Leaving the pictures out, print the lines from the first line of the listing through the line containing "from matplotlib.ticker import MultipleLocator", exactly as they read, and no others.
────
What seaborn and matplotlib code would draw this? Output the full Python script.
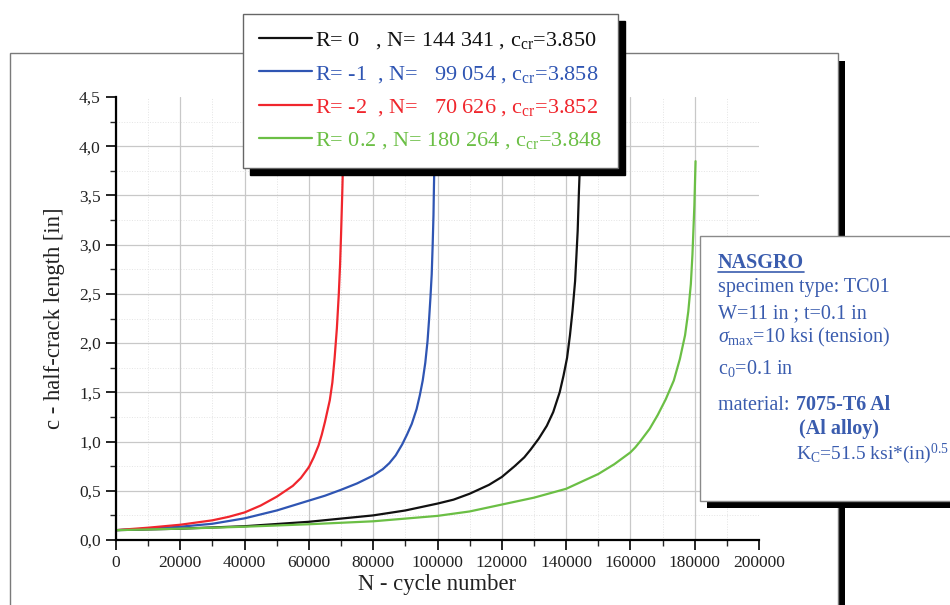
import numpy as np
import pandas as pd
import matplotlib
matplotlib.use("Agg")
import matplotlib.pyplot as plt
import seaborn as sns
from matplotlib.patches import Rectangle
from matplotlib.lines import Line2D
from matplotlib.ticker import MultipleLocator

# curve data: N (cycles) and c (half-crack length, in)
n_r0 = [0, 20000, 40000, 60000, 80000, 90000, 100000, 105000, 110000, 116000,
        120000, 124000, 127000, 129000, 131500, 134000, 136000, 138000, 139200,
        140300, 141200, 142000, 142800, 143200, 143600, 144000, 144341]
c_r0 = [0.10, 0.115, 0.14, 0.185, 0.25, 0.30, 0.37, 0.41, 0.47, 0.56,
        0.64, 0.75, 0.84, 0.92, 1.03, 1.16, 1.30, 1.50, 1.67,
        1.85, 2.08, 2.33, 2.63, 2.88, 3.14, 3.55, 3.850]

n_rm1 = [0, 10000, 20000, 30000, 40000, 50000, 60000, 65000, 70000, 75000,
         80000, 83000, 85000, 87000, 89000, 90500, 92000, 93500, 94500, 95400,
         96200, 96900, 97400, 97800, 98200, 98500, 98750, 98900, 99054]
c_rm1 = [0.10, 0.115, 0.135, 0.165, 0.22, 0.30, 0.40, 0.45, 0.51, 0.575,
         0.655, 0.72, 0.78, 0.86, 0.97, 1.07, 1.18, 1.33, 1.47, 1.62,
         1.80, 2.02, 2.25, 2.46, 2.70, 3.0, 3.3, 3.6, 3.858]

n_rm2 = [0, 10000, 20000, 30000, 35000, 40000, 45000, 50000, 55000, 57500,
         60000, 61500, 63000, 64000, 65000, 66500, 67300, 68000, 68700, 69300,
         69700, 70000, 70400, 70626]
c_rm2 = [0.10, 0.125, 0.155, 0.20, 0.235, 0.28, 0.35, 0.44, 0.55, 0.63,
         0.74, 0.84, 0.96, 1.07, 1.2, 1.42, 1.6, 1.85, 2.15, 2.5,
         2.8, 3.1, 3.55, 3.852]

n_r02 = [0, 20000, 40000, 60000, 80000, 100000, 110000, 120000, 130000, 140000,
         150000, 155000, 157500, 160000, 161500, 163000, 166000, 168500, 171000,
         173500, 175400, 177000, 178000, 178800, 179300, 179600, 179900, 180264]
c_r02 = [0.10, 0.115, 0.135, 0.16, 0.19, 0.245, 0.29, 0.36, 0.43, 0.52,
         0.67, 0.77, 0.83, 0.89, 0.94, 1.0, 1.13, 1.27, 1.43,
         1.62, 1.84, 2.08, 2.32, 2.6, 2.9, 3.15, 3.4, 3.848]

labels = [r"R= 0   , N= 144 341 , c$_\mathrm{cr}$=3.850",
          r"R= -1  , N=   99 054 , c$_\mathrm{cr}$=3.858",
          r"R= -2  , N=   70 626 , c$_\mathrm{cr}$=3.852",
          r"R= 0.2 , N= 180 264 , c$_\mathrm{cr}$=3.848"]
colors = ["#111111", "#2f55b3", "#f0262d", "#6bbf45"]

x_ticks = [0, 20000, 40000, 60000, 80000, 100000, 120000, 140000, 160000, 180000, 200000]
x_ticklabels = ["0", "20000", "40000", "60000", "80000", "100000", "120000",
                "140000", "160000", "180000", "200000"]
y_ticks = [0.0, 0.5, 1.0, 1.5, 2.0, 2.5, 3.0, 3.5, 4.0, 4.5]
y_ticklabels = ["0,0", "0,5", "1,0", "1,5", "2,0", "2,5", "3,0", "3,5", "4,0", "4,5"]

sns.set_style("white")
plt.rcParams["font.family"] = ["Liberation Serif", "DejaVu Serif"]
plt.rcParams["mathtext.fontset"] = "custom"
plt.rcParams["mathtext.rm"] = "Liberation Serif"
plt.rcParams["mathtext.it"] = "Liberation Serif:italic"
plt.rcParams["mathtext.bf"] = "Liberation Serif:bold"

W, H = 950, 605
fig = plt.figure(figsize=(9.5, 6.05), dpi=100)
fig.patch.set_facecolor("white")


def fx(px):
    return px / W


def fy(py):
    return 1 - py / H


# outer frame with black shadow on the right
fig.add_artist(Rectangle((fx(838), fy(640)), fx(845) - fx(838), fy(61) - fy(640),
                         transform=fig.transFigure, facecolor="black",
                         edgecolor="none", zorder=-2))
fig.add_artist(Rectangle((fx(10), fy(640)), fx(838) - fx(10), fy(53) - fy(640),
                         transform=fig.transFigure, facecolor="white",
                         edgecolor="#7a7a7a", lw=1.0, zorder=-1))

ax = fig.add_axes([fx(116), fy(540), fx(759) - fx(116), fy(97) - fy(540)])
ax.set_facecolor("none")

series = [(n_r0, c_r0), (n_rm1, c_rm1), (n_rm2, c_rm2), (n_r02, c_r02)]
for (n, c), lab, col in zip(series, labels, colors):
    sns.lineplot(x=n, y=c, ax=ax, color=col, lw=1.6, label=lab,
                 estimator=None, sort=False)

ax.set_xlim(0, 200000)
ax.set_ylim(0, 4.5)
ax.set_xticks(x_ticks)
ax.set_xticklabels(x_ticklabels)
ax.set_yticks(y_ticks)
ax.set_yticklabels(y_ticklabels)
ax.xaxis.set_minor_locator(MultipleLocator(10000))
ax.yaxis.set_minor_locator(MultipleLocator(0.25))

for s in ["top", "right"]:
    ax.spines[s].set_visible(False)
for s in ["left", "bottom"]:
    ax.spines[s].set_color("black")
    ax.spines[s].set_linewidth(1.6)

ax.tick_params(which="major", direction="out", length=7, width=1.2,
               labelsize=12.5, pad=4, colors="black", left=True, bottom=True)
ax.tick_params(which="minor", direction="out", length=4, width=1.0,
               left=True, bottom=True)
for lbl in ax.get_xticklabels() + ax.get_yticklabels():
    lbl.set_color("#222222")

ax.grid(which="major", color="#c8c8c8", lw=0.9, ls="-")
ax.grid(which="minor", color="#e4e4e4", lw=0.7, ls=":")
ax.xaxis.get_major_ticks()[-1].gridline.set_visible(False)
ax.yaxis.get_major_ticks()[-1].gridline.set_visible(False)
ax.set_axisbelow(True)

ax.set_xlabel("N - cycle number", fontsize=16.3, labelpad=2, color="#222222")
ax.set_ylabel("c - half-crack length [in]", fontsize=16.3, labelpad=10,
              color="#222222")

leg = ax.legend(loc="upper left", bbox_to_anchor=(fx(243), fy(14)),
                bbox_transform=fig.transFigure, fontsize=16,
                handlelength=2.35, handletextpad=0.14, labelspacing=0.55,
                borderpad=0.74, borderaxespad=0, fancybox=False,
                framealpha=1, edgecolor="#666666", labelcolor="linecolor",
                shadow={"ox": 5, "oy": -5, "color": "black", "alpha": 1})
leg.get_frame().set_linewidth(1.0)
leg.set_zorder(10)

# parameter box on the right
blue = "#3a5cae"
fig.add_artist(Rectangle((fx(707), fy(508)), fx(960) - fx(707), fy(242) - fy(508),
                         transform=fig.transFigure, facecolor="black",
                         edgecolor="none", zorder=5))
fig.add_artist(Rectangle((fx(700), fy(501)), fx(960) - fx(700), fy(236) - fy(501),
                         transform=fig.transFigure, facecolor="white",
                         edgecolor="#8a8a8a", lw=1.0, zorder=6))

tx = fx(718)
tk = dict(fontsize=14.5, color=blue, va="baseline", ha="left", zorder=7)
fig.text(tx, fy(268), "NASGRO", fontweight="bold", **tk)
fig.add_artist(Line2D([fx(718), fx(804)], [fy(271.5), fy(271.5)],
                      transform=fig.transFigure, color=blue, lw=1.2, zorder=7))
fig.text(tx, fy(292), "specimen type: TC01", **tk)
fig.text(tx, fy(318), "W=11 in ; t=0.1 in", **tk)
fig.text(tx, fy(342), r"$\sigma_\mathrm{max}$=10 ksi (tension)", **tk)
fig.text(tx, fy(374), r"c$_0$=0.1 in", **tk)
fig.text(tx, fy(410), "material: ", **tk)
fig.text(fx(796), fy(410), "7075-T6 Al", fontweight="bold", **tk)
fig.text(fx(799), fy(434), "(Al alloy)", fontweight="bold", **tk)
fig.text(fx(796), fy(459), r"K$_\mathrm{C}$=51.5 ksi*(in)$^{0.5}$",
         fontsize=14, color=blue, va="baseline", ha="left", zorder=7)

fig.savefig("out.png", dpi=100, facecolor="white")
────
■ ANSWER TO THIS PROBLEM:
What seaborn and matplotlib code would draw this? Output the full Python script.
import numpy as np
import pandas as pd
import matplotlib
matplotlib.use("Agg")
import matplotlib.pyplot as plt
import seaborn as sns
from matplotlib.patches import Rectangle
from matplotlib.lines import Line2D
from matplotlib.ticker import MultipleLocator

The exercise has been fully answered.